> RECORDS FOR THIS EXERCISE:
____________
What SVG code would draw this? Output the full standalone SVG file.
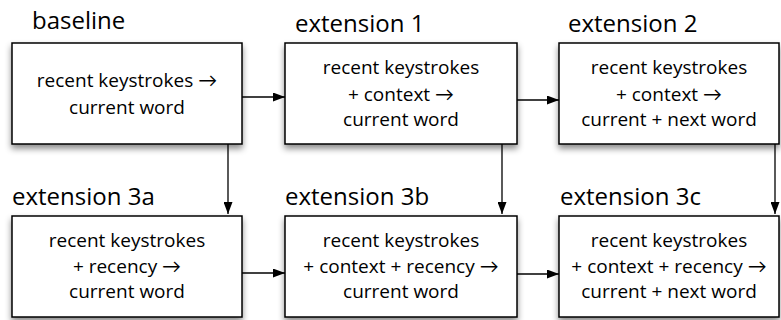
<svg xmlns="http://www.w3.org/2000/svg" width="781" height="320" viewBox="0 0 781 320">
<style>
.box{fill:#fff;stroke:#000;stroke-width:1.5}
.title{font-family:"Open Sans",Lato,sans-serif;font-size:24px;fill:#000}
.body{font-family:"Open Sans",Lato,sans-serif;font-size:19px;fill:#000;text-anchor:middle}
.edge{stroke:#000;stroke-width:1.3;fill:none;marker-end:url(#ah)}
</style>
<defs>
<filter id="sh" x="-10%" y="-10%" width="125%" height="135%">
<feDropShadow dx="0" dy="4" stdDeviation="3" flood-color="#000" flood-opacity="0.45"/>
</filter>
<marker id="ah" markerWidth="12" markerHeight="9" refX="12" refY="4.5" orient="auto" markerUnits="userSpaceOnUse">
<path d="M0,0 L12,4.5 L0,9 Z" fill="#000"/>
</marker>
</defs>
<g id="baseline">
<text class="title" x="32" y="29">baseline</text>
<rect class="box" x="12" y="43" width="230" height="101" filter="url(#sh)"/>
<text class="body" x="127" y="87">recent keystrokes →</text>
<text class="body" x="127" y="114">current word</text>
</g>
<g id="ext1">
<text class="title" x="295" y="32">extension 1</text>
<rect class="box" x="285" y="43" width="232" height="101" filter="url(#sh)"/>
<text class="body" x="401" y="74">recent keystrokes</text>
<text class="body" x="401" y="101">+ context →</text>
<text class="body" x="401" y="126">current word</text>
</g>
<g id="ext2">
<text class="title" x="568" y="32">extension 2</text>
<rect class="box" x="559" y="43" width="220" height="101" filter="url(#sh)"/>
<text class="body" x="669" y="74">recent keystrokes</text>
<text class="body" x="669" y="101">+ context →</text>
<text class="body" x="669" y="126">current + next word</text>
</g>
<g id="ext3a">
<text class="title" x="12" y="205">extension 3a</text>
<rect class="box" x="12" y="216" width="230" height="101" filter="url(#sh)"/>
<text class="body" x="127" y="247">recent keystrokes</text>
<text class="body" x="127" y="273">+ recency →</text>
<text class="body" x="127" y="298">current word</text>
</g>
<g id="ext3b">
<text class="title" x="285" y="205">extension 3b</text>
<rect class="box" x="285" y="216" width="232" height="101" filter="url(#sh)"/>
<text class="body" x="401" y="247">recent keystrokes</text>
<text class="body" x="401" y="273">+ context + recency →</text>
<text class="body" x="401" y="298">current word</text>
</g>
<g id="ext3c">
<text class="title" x="560" y="205">extension 3c</text>
<rect class="box" x="559" y="216" width="220" height="101" filter="url(#sh)"/>
<text class="body" x="669" y="247">recent keystrokes</text>
<text class="body" x="669" y="273">+ context + recency →</text>
<text class="body" x="669" y="298">current + next word</text>
</g>
<g id="connectors">
<line class="edge" x1="242" y1="97" x2="285" y2="97"/>
<line class="edge" x1="517" y1="100" x2="559" y2="100"/>
<line class="edge" x1="228" y1="144" x2="228" y2="214"/>
<line class="edge" x1="502" y1="144" x2="502" y2="214"/>
<line class="edge" x1="775" y1="144" x2="775" y2="214"/>
<line class="edge" x1="242" y1="273" x2="285" y2="273"/>
<line class="edge" x1="517" y1="274" x2="559" y2="274"/>
</g>
</svg>
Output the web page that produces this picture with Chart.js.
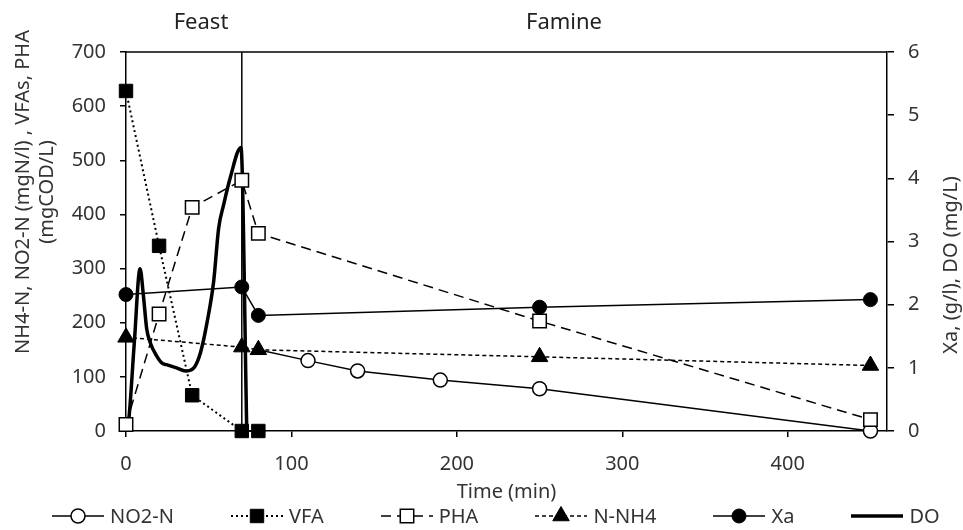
<!DOCTYPE html>
<html>
<head>
<meta charset="utf-8">
<script src="https://cdn.jsdelivr.net/npm/chart.js@4.4.1/dist/chart.umd.min.js"></script>
<style>
  body { margin: 0; background: #fff; }
  #wrap { position: relative; width: 963px; height: 530px; }
  #legend {
    position: absolute; left: 52px; top: 503px; height: 26px; width: 911px;
    display: flex; align-items: center; white-space: nowrap;
    font-family: "Noto Sans", sans-serif; font-size: 20px; color: #333;
  }
  .item { display: flex; align-items: center; margin-right: 57px; flex-shrink: 0; }
  .item span { margin-left: 6px; line-height: 24px; }
</style>
</head>
<body>
<div id="wrap">
  <canvas id="chart" width="963" height="530"></canvas>
  <div id="legend"></div>
</div>
<script>
// time in minutes, left axis in mgN/l or mgCOD/L
const timeNO2 = [80, 110, 140, 190, 250, 450];
const no2 = [150, 130, 111, 94, 78, 0];

const timeVFA = [0, 20, 40, 70, 80];
const vfa = [628, 342, 66, 0, 0];

const timePHA = [0, 20, 40, 70, 80, 250, 450];
const pha = [12, 216, 413, 463, 365, 203, 21];

const timeNH4 = [0, 70, 80, 250, 450];
const nh4 = [173, 155, 150, 137, 121];

// right axis: Xa in g/l, DO in mg/L
const timeXa = [0, 70, 80, 250, 450];
const xa = [2.16, 2.28, 1.83, 1.96, 2.08];

const timeDO = [0, 1.5, 5, 8.5, 10.5, 12.5, 14.5, 18.5, 22, 24.5, 30.5, 36, 41, 45, 49, 53, 56, 59, 63, 69.5, 73];
const dissolvedO2 = [0, 0.13, 1.39, 2.57, 2.15, 1.62, 1.41, 1.19, 1.07, 1.05, 1.0, 0.95, 1.0, 1.24, 1.72, 2.37, 3.21, 3.58, 4.01, 4.49, 0];

const feastEnd = 70;
const xTicks = [0, 100, 200, 300, 400];

function points(xs, ys) {
  return xs.map((x, i) => ({ x: x, y: ys[i] }));
}

const FONT = '"Noto Sans", sans-serif';
const TEXT = '#333';

const datasets = [
  {
    label: 'NO2-N', data: points(timeNO2, no2), yAxisID: 'y',
    borderColor: '#000', borderWidth: 1.5, pointStyle: 'circle',
    pointRadius: [0, 7, 7, 7, 7, 7], pointBackgroundColor: '#fff', pointBorderColor: '#000',
    pointBorderWidth: 1.5, order: 3
  },
  {
    label: 'VFA', data: points(timeVFA, vfa), yAxisID: 'y',
    borderColor: '#000', borderWidth: 2, borderDash: [2, 3], pointStyle: 'rect',
    pointRadius: 9.5, pointBackgroundColor: '#000', pointBorderColor: '#000',
    pointBorderWidth: 1, order: 1
  },
  {
    label: 'PHA', data: points(timePHA, pha), yAxisID: 'y',
    borderColor: '#000', borderWidth: 1.5, borderDash: [10, 6], pointStyle: 'rect',
    pointRadius: 9.5, pointBackgroundColor: '#fff', pointBorderColor: '#000',
    pointBorderWidth: 1.5, order: 2
  },
  {
    label: 'N-NH4', data: points(timeNH4, nh4), yAxisID: 'y',
    borderColor: '#000', borderWidth: 1.5, borderDash: [4, 3], pointStyle: 'triangle',
    pointRadius: 9.5, pointBackgroundColor: '#000', pointBorderColor: '#000',
    pointBorderWidth: 1, order: 1
  },
  {
    label: 'Xa', data: points(timeXa, xa), yAxisID: 'y1',
    borderColor: '#000', borderWidth: 1.5, pointStyle: 'circle',
    pointRadius: 7, pointBackgroundColor: '#000', pointBorderColor: '#000',
    pointBorderWidth: 1, order: 1
  },
  {
    label: 'DO', data: points(timeDO, dissolvedO2), yAxisID: 'y1',
    borderColor: '#000', borderWidth: 3.5, pointRadius: 0,
    cubicInterpolationMode: 'monotone', order: 5
  },
  {
    label: 'divider', data: [{ x: feastEnd, y: 0 }, { x: feastEnd, y: 700 }], yAxisID: 'y',
    borderColor: '#000', borderWidth: 1.5, pointRadius: 0, order: 6
  }
];
datasets.forEach(d => { d.showLine = true; d.fill = false; d.clip = false; });

const framePlugin = {
  id: 'frame',
  afterDraw(chart) {
    const ctx = chart.ctx;
    const area = chart.chartArea;
    ctx.save();
    ctx.strokeStyle = '#000';
    ctx.lineWidth = 1.5;
    ctx.beginPath();
    ctx.moveTo(area.left, area.top);
    ctx.lineTo(area.right, area.top);
    ctx.stroke();

    ctx.fillStyle = '#222';
    ctx.textAlign = 'center';
    ctx.textBaseline = 'middle';
    ctx.font = '22px ' + FONT;
    ctx.fillText('Feast', 201, 23);
    ctx.fillText('Famine', 564, 23);

    ctx.fillStyle = TEXT;
    ctx.font = '20px ' + FONT;
    ctx.fillText('Time (min)', (area.left + area.right) / 2, 492);

    ctx.save();
    ctx.translate(23, 192);
    ctx.rotate(-Math.PI / 2);
    ctx.fillText('NH4-N, NO2-N (mgN/l) , VFAs, PHA', 0, 0);
    ctx.fillText('(mgCOD/L)', 0, 24);
    ctx.restore();

    ctx.save();
    ctx.translate(951, 265);
    ctx.rotate(-Math.PI / 2);
    ctx.fillText('Xa, (g/l), DO (mg/L)', 0, 0);
    ctx.restore();
    ctx.restore();
  }
};

const axisGrid = (len) => ({ drawOnChartArea: false, drawTicks: true, tickLength: len, color: '#000', lineWidth: 1.5 });
const axisBorder = { display: true, color: '#000', width: 1.5 };
const tickFont = { family: FONT, size: 20 };

const chart = new Chart(document.getElementById('chart'), {
  type: 'scatter',
  data: { datasets: datasets },
  options: {
    responsive: false,
    animation: false,
    layout: { padding: { top: 52, bottom: 39, left: 0, right: 0 } },
    plugins: { legend: { display: false }, tooltip: { enabled: false } },
    scales: {
      x: {
        type: 'linear', min: 0, max: 460,
        grid: axisGrid(6), border: axisBorder,
        ticks: { stepSize: 100, includeBounds: false, padding: 15, color: TEXT, font: tickFont },
        afterBuildTicks: s => { s.ticks = xTicks.map(v => ({ value: v })); }
      },
      y: {
        position: 'left', min: 0, max: 700,
        grid: axisGrid(6), border: axisBorder,
        ticks: { stepSize: 100, padding: 14, color: TEXT, font: tickFont },
        afterFit: s => { s.width = 126; }
      },
      y1: {
        position: 'right', min: 0, max: 6,
        grid: axisGrid(7), border: axisBorder,
        ticks: { stepSize: 1, padding: 14, color: TEXT, font: tickFont },
        afterFit: s => { s.width = 76; }
      }
    }
  },
  plugins: [framePlugin]
});

// html legend with small line samples
function drawMarker(ctx, ds, x, y) {
  const r = Array.isArray(ds.pointRadius) ? ds.pointRadius[1] : ds.pointRadius;
  if (!r) return;
  ctx.setLineDash([]);
  ctx.fillStyle = ds.pointBackgroundColor;
  ctx.strokeStyle = ds.pointBorderColor;
  ctx.lineWidth = ds.pointBorderWidth;
  ctx.beginPath();
  if (ds.pointStyle === 'circle') {
    ctx.arc(x, y, r, 0, Math.PI * 2);
  } else if (ds.pointStyle === 'rect') {
    const s = r * Math.SQRT1_2;
    ctx.rect(x - s, y - s, 2 * s, 2 * s);
  } else if (ds.pointStyle === 'triangle') {
    ctx.moveTo(x, y - r);
    ctx.lineTo(x + r * 0.866, y + r * 0.5);
    ctx.lineTo(x - r * 0.866, y + r * 0.5);
    ctx.closePath();
  }
  ctx.fill();
  ctx.stroke();
}

const legend = document.getElementById('legend');
datasets.filter(d => d.label !== 'divider').forEach(ds => {
  const item = document.createElement('div');
  item.className = 'item';
  const c = document.createElement('canvas');
  c.width = 52; c.height = 22;
  const ctx = c.getContext('2d');
  ctx.strokeStyle = '#000';
  ctx.lineWidth = ds.borderWidth;
  ctx.setLineDash(ds.borderDash || []);
  ctx.beginPath();
  ctx.moveTo(0, 11);
  ctx.lineTo(52, 11);
  ctx.stroke();
  drawMarker(ctx, ds, 26, 11);
  const t = document.createElement('span');
  t.textContent = ds.label;
  item.appendChild(c);
  item.appendChild(t);
  legend.appendChild(item);
});
</script>
</body>
</html>
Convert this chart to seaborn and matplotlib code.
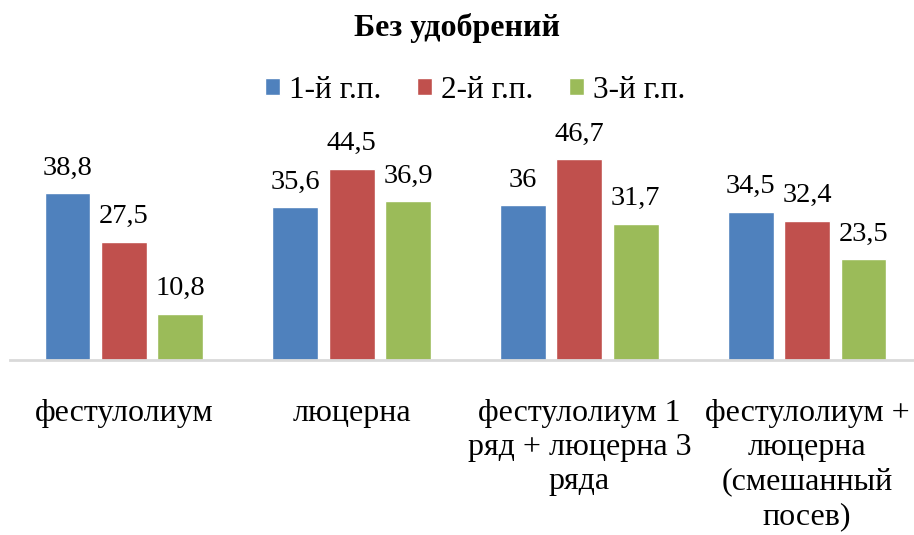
import matplotlib
matplotlib.use("Agg")
import matplotlib.pyplot as plt
import seaborn as sns
import pandas as pd

# Yield by crop mixture and year of use, without fertiliser
categories = [
    "фестулолиум",
    "люцерна",
    "фестулолиум 1\nряд + люцерна 3\nряда",
    "фестулолиум +\nлюцерна\n(смешанный\nпосев)",
]
series_names = ["1-й г.п.", "2-й г.п.", "3-й г.п."]
year1 = [38.8, 35.6, 36.0, 34.5]
year2 = [27.5, 44.5, 46.7, 32.4]
year3 = [10.8, 36.9, 31.7, 23.5]
colors = ["#4F81BD", "#C0504D", "#9BBB59"]
title = "Без удобрений"

df = pd.DataFrame({
    "cat": categories * 3,
    "series": [s for s in series_names for _ in categories],
    "value": year1 + year2 + year3,
})

sns.set_theme(style="white")
plt.rcParams["font.family"] = ["Liberation Serif", "DejaVu Serif"]
plt.rcParams["text.color"] = "black"
plt.rcParams["xtick.color"] = "black"
plt.rcParams["xtick.labelcolor"] = "black"

fig = plt.figure(figsize=(9.14, 5.35), dpi=100)
ax = fig.add_axes([10 / 914, 1 - 360 / 535, 911 / 914, 215 / 535])

sns.barplot(data=df, x="cat", y="value", hue="series", order=categories,
            hue_order=series_names, palette=colors, width=0.744, gap=0.19,
            saturation=1, ax=ax, legend=True)

ax.set_ylim(0, 50)
ax.set_xlim(-0.5, 3.5)

for cont in ax.containers:
    ax.bar_label(cont, fmt=lambda v: f"{v:g}".replace(".", ","),
                 fontsize=20.5, padding=9, color="black")

for s in ["top", "right", "left"]:
    ax.spines[s].set_visible(False)
ax.spines["bottom"].set_color("#D9D9D9")
ax.spines["bottom"].set_linewidth(2)
ax.set_yticks([])
ax.set_xlabel("")
ax.set_ylabel("")
ax.set_xticks(range(len(categories)))
ax.set_xticklabels(categories, fontsize=23, linespacing=1.24, color="black")
ax.tick_params(axis="x", length=0, pad=28)

handles, labels = ax.get_legend_handles_labels()
ax.get_legend().remove()
fig.legend(handles, labels, loc="center", bbox_to_anchor=(475 / 914, 1 - 90 / 535),
           ncol=3, frameon=False, fontsize=22.5, handlelength=0.48,
           handleheight=0.48, handletextpad=0.29, columnspacing=1.15,
           borderpad=0, borderaxespad=0, labelcolor="black")

fig.text(456.5 / 914, 1 - 28 / 535, title, ha="center", va="center",
         fontsize=23, fontweight="bold", color="black")

fig.savefig("out.png", dpi=100)
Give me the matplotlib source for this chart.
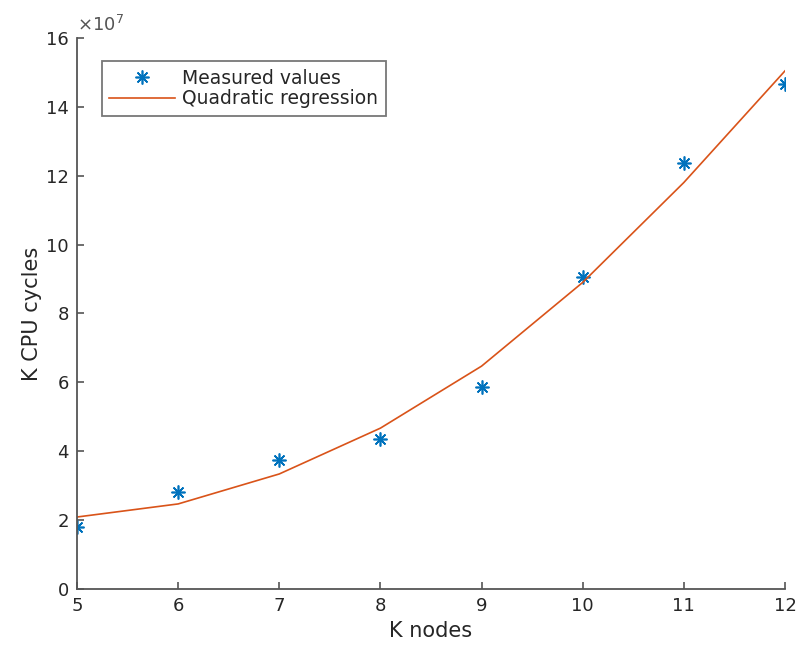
import matplotlib.pyplot as plt
from matplotlib.ticker import FuncFormatter

k_nodes = [5, 6, 7, 8, 9, 10, 11, 12]
measured = [1.80e7, 2.82e7, 3.75e7, 4.36e7, 5.87e7, 9.06e7, 12.37e7, 14.66e7]
regression = [2.09e7, 2.47e7, 3.34e7, 4.67e7, 6.47e7, 8.90e7, 11.80e7, 15.04e7]

axis_gray = '#555555'
text_gray = '#262626'

fig = plt.figure(figsize=(7.99, 6.53), dpi=100)
ax = fig.add_axes([0.0964, 0.098, 0.886, 0.844])

ax.plot(k_nodes, measured, linestyle='none', marker=(8, 2, 0), markersize=10,
        markeredgewidth=1.2, color='#0072BD', label='Measured values')
ax.plot(k_nodes, regression, color='#D95319', linewidth=1.2, label='Quadratic regression')

ax.set_xlim(5, 12)
ax.set_ylim(0, 16e7)
ax.set_xticks(k_nodes)
ax.set_yticks([i * 2e7 for i in range(9)])

# MATLAB style exponent above the y axis
ax.yaxis.set_major_formatter(FuncFormatter(lambda v, pos: '%g' % (v / 1e7)))
ax.text(0.0, 1.005, r'$\times10^{7}$', transform=ax.transAxes, fontsize=13,
        color='#555555', ha='left', va='bottom')

for side in ['top', 'right']:
    ax.spines[side].set_visible(False)
for side in ['left', 'bottom']:
    ax.spines[side].set_color(axis_gray)
    ax.spines[side].set_linewidth(1.3)

ax.tick_params(direction='in', length=5, width=1.2, color=axis_gray,
               labelsize=13, labelcolor=text_gray, pad=6)

ax.set_xlabel('K nodes', fontsize=15, color=text_gray, labelpad=4)
ax.set_ylabel('K CPU cycles', fontsize=15, color=text_gray, labelpad=3)

leg = ax.legend(loc='upper left', bbox_to_anchor=(0.035, 0.958), fontsize=13.5,
                frameon=True, fancybox=False, borderpad=0.4, labelspacing=0.1,
                handlelength=3.5, handletextpad=0.4, borderaxespad=0)
leg.get_frame().set_edgecolor(axis_gray)
leg.get_frame().set_linewidth(1.3)
for t in leg.get_texts():
    t.set_color(text_gray)

fig.savefig('out.png', dpi=100)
____________
> TASK OBJECTIVE:
Return exactly the lines from the one with "Output the web" to the one with "const no2 = [150, 130, 111, 94, 78, 0];", inclusive, and nothing else; skip the pictures.

> WORKED SOLUTION:
Output the web page that produces this picture with Chart.js.
<!DOCTYPE html>
<html>
<head>
<meta charset="utf-8">
<script src="https://cdn.jsdelivr.net/npm/chart.js@4.4.1/dist/chart.umd.min.js"></script>
<style>
  body { margin: 0; background: #fff; }
  #wrap { position: relative; width: 963px; height: 530px; }
  #legend {
    position: absolute; left: 52px; top: 503px; height: 26px; width: 911px;
    display: flex; align-items: center; white-space: nowrap;
    font-family: "Noto Sans", sans-serif; font-size: 20px; color: #333;
  }
  .item { display: flex; align-items: center; margin-right: 57px; flex-shrink: 0; }
  .item span { margin-left: 6px; line-height: 24px; }
</style>
</head>
<body>
<div id="wrap">
  <canvas id="chart" width="963" height="530"></canvas>
  <div id="legend"></div>
</div>
<script>
// time in minutes, left axis in mgN/l or mgCOD/L
const timeNO2 = [80, 110, 140, 190, 250, 450];
const no2 = [150, 130, 111, 94, 78, 0];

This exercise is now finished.